Task details -> Leave out every picture, then transcribe the rest of the listing exactly.
+--
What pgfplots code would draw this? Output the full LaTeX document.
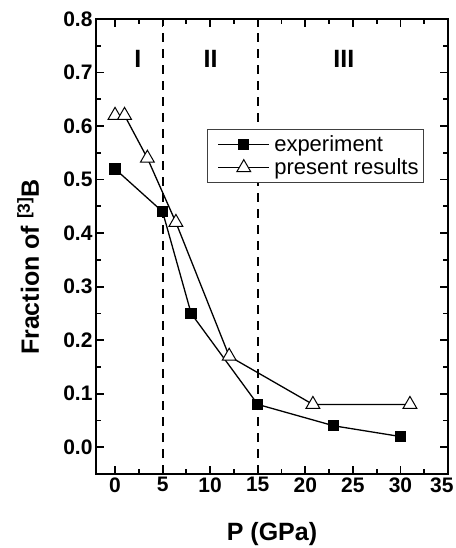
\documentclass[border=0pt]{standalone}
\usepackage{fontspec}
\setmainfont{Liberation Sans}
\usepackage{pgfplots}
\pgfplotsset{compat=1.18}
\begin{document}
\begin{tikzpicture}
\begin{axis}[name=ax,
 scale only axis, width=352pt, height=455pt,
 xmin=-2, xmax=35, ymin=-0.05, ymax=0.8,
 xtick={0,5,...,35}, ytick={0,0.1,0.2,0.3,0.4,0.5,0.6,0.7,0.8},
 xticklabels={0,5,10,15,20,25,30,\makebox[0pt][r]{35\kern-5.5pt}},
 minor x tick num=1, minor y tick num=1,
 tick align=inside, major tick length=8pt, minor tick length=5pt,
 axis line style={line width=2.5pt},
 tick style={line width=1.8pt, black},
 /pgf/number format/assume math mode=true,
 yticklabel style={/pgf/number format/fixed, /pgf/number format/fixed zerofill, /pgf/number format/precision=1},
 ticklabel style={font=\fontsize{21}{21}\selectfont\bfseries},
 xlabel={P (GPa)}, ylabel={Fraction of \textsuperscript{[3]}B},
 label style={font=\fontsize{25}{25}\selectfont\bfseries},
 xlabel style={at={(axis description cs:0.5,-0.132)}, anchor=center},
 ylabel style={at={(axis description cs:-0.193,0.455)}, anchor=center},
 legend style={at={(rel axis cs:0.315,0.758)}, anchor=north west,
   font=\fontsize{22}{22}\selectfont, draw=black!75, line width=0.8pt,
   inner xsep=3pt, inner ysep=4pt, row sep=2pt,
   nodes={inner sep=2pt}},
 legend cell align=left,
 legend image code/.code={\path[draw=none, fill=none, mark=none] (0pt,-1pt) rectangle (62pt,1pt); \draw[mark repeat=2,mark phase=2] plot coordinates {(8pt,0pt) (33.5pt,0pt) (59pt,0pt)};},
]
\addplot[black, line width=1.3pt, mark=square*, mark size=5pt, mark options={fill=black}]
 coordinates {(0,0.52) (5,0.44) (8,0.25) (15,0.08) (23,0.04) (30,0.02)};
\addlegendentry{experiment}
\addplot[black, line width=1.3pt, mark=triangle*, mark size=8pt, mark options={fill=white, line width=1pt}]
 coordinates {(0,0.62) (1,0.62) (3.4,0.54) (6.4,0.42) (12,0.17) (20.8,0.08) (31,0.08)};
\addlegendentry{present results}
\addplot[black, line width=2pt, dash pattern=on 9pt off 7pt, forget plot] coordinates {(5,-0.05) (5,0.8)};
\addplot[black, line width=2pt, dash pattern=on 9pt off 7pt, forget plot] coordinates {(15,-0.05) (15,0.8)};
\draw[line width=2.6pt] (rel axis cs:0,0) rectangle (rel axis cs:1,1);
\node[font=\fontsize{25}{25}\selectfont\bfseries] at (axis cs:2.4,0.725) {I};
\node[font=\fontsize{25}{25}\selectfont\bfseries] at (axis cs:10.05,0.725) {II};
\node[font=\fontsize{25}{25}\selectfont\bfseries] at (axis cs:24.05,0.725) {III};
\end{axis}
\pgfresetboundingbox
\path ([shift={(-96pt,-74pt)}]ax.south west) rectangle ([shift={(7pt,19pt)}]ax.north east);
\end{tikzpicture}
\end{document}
+--
Finished exercise ->
What pgfplots code would draw this? Output the full LaTeX document.
\documentclass[border=0pt]{standalone}
\usepackage{fontspec}
\setmainfont{Liberation Sans}
\usepackage{pgfplots}
\pgfplotsset{compat=1.18}
\begin{document}
\begin{tikzpicture}
\begin{axis}[name=ax,
 scale only axis, width=352pt, height=455pt,
 xmin=-2, xmax=35, ymin=-0.05, ymax=0.8,
 xtick={0,5,...,35}, ytick={0,0.1,0.2,0.3,0.4,0.5,0.6,0.7,0.8},
 xticklabels={0,5,10,15,20,25,30,\makebox[0pt][r]{35\kern-5.5pt}},
 minor x tick num=1, minor y tick num=1,
 tick align=inside, major tick length=8pt, minor tick length=5pt,
 axis line style={line width=2.5pt},
 tick style={line width=1.8pt, black},
 /pgf/number format/assume math mode=true,
 yticklabel style={/pgf/number format/fixed, /pgf/number format/fixed zerofill, /pgf/number format/precision=1},
 ticklabel style={font=\fontsize{21}{21}\selectfont\bfseries},
 xlabel={P (GPa)}, ylabel={Fraction of \textsuperscript{[3]}B},
 label style={font=\fontsize{25}{25}\selectfont\bfseries},
 xlabel style={at={(axis description cs:0.5,-0.132)}, anchor=center},
 ylabel style={at={(axis description cs:-0.193,0.455)}, anchor=center},
 legend style={at={(rel axis cs:0.315,0.758)}, anchor=north west,
   font=\fontsize{22}{22}\selectfont, draw=black!75, line width=0.8pt,
   inner xsep=3pt, inner ysep=4pt, row sep=2pt,
   nodes={inner sep=2pt}},
 legend cell align=left,
 legend image code/.code={\path[draw=none, fill=none, mark=none] (0pt,-1pt) rectangle (62pt,1pt); \draw[mark repeat=2,mark phase=2] plot coordinates {(8pt,0pt) (33.5pt,0pt) (59pt,0pt)};},
]
\addplot[black, line width=1.3pt, mark=square*, mark size=5pt, mark options={fill=black}]
 coordinates {(0,0.52) (5,0.44) (8,0.25) (15,0.08) (23,0.04) (30,0.02)};
\addlegendentry{experiment}
\addplot[black, line width=1.3pt, mark=triangle*, mark size=8pt, mark options={fill=white, line width=1pt}]
 coordinates {(0,0.62) (1,0.62) (3.4,0.54) (6.4,0.42) (12,0.17) (20.8,0.08) (31,0.08)};
\addlegendentry{present results}
\addplot[black, line width=2pt, dash pattern=on 9pt off 7pt, forget plot] coordinates {(5,-0.05) (5,0.8)};
\addplot[black, line width=2pt, dash pattern=on 9pt off 7pt, forget plot] coordinates {(15,-0.05) (15,0.8)};
\draw[line width=2.6pt] (rel axis cs:0,0) rectangle (rel axis cs:1,1);
\node[font=\fontsize{25}{25}\selectfont\bfseries] at (axis cs:2.4,0.725) {I};
\node[font=\fontsize{25}{25}\selectfont\bfseries] at (axis cs:10.05,0.725) {II};
\node[font=\fontsize{25}{25}\selectfont\bfseries] at (axis cs:24.05,0.725) {III};
\end{axis}
\pgfresetboundingbox
\path ([shift={(-96pt,-74pt)}]ax.south west) rectangle ([shift={(7pt,19pt)}]ax.north east);
\end{tikzpicture}
\end{document}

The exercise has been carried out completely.